When you put it like that, Golden is Nashville-like in that the goals are the same. (Speaking of which, you may be thinking Ray Of Light at this point, which is fair enough – a certain pop star’s cowboy hat-wearing “country” dance pop period looms on the horizon – but sometimes it’s nice to talk about Minogue without mentioning the other M word.)

However, the interesting aspect of this “refreshing” of Minogue’s sound is that it does something she rarely does: take something of a risk. And I don’t mean the county malarkey.

Principle among these is the de-emphasising of dance. Not the absence of it; for while many songs have low-key starts (those acoustic riffs I mentioned earlier a popular one), they often blossom into brisk and sometimes outright danceable choruses, such as Live A Little, and Dancing.

But the BPMs here are more suitable for dancing behind the wheel than on some packed dancefloor. And in something like Shelby ’68 or Love, more Lorde or even Tracey Thorn, than Ariane Grande or Little Mix.

The other risk is emphasising what you might call “adult” pop, rather than the sparkly end of the genre, especially given the last time she tried this with a full press – 1997’s criminally underrated Impossible Princess – it was trashed and sold about five copies in the UK.

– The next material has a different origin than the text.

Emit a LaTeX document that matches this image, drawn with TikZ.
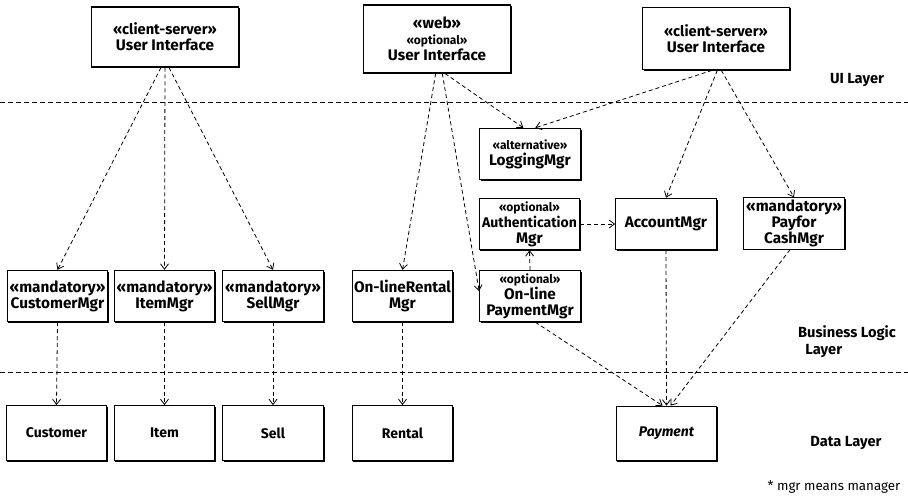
\documentclass[tikz,border=0pt]{standalone}
\usepackage{fontspec}
\setmainfont{Fira Sans}
\usepackage{tikz}
\usetikzlibrary{arrows.meta, shadows}

\newcommand{\stereo}[1]{{\fontsize{9}{10}\selectfont «#1»}}

\begin{document}
\begin{tikzpicture}[x=0.75pt, y=-0.75pt,
    box/.style={draw, line width=0.8pt, fill=white, align=center, inner sep=1pt,
      font=\bfseries\fontsize{11.5}{12}\selectfont,
      drop shadow={shadow xshift=0.9pt, shadow yshift=-0.9pt, fill=black, opacity=1}},
    ui/.style={box, minimum width=110pt, minimum height=45pt},
    mgr/.style={box, minimum width=75.5pt, minimum height=38.5pt},
    data/.style={box, minimum width=75.5pt, minimum height=41pt, font=\bfseries\fontsize{10.5}{12}\selectfont},
    dep/.style={line width=0.6pt, dash pattern=on 3pt off 2.2pt, -{Straight Barb[length=4pt, width=6pt]}},
    layer/.style={line width=0.6pt, dash pattern=on 3.5pt off 2.5pt},
    lbl/.style={font=\bfseries\fontsize{11}{13}\selectfont, align=left}]
  \useasboundingbox (0,0) rectangle (908,498);

  % Layers
  \draw[layer] (0,102) -- (908,102);
  \draw[layer] (0,372) -- (908,372);
  \node[lbl] (uil) at (857,80) {UI Layer};
  \node[lbl] (bll) at (847,342) {Business Logic\\\hspace{0.5em}Layer};
  \node[lbl] (dl) at (846,443) {Data Layer};
  \node[font=\fontsize{10}{11}\selectfont, anchor=east] (note) at (905,487) {* mgr means manager};

  % UI layer
  \node[ui] (ui1) at (165,37) {\fontsize{11}{14}\selectfont «client-server»\\User Interface};
  \node[ui, minimum height=51pt] (ui2) at (437,39) {«web»\\\stereo{optional}\\User Interface};
  \node[ui, minimum height=47pt] (ui3) at (716,38.5) {\fontsize{11}{14}\selectfont «client-server»\\User Interface};

  % Business logic layer
  \node[mgr] (log) at (530,154) {\stereo{alternative}\\LoggingMgr};
  \node[mgr] (auth) at (529.5,224) {\stereo{optional}\\\fontsize{10.5}{11}\selectfont Authentication\\Mgr};
  \node[mgr] (acc) at (666,224) {AccountMgr};
  \node[mgr] (cash) at (794,223.5) {«mandatory»\\Payfor\\CashMgr};
  \node[mgr] (opay) at (530,296) {\stereo{optional}\\On-line\\PaymentMgr};
  \node[mgr] (cmgr) at (57.5,296) {«mandatory»\\CustomerMgr};
  \node[mgr] (imgr) at (164.5,296) {«mandatory»\\ItemMgr};
  \node[mgr] (smgr) at (273,296) {«mandatory»\\SellMgr};
  \node[mgr] (rmgr) at (402.5,296) {On-lineRental\\Mgr};

  % Data layer
  \node[data] (cust) at (56.5,433) {Customer};
  \node[data] (item) at (164.5,433) {Item};
  \node[data] (sell) at (273,433) {Sell};
  \node[data] (rent) at (402.5,433) {Rental};
  \node[data] (pay) at (666.5,433.5) {\itshape Payment};

  % Dependencies
  \draw[dep] ([xshift=-3pt]ui1.south) -- (cmgr.north);
  \draw[dep] (ui1.south) -- (imgr.north);
  \draw[dep] ([xshift=3pt]ui1.south) -- (smgr.north);
  \draw[dep] ([xshift=-1pt]ui2.south) -- (rmgr.north);
  \draw[dep] ([xshift=4pt]ui2.south) -- ([yshift=-16pt]opay.north west);
  \draw[dep] ([xshift=6pt]ui2.south) -- ([xshift=-5pt]log.north);
  \draw[dep] ([xshift=-3pt]ui3.south) -- ([xshift=4pt]log.north);
  \draw[dep] ([xshift=1pt]ui3.south) -- (acc.north);
  \draw[dep] ([xshift=4pt]ui3.south) -- (cash.north);
  \draw[dep] (auth.east) -- (acc.west);
  \draw[dep] (opay.north) -- (auth.south);
  \foreach \a/\b in {cmgr/cust, imgr/item, smgr/sell, rmgr/rent}
    \draw[dep] (\a.south) -- (\b.north);
  \draw[dep] ([xshift=4pt]opay.south) -- ([xshift=-3pt]pay.north);
  \draw[dep] (acc.south) -- (pay.north);
  \draw[dep] ([xshift=-3pt]cash.south) -- ([xshift=3pt]pay.north);
\end{tikzpicture}
\end{document}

The structures on Golden are more relaxed than the Swedish hit song factories, or their British equivalents, prefer and you are not always hit over the head early and repeatedly with the gimmick. Likewise, her voice emerges with relatively little obvious treatment most of the time. These songs are not generally in the hairdresser range, put it that way.

One thing that hasn’t changed from all the records either side of Impossible Princess (which imitated real life engagingly) is the emptiness of the lyrics. Amusingly, Minogue has said in several interviews that while this record comes after a breakup she didn’t want to write a breakup record. As if personal fare would ever make it into her songs.

Much safer, more comfortable, is to once again go with a series of generic lines which say just enough to be commonly understood without saying anything that might be genuinely felt. I would not recommend paying close attention unless you want to grind your teeth in frustration. (Which is quite Nashville production line if you think about it,)

Better just to go along for the extremely enjoyable ride with a set of good songs that satisfy other parts of your mind/body/spirit and leave you feeling better afterwards. The way pop songs are meant to. Yes, pop songs, not bloody country, ok?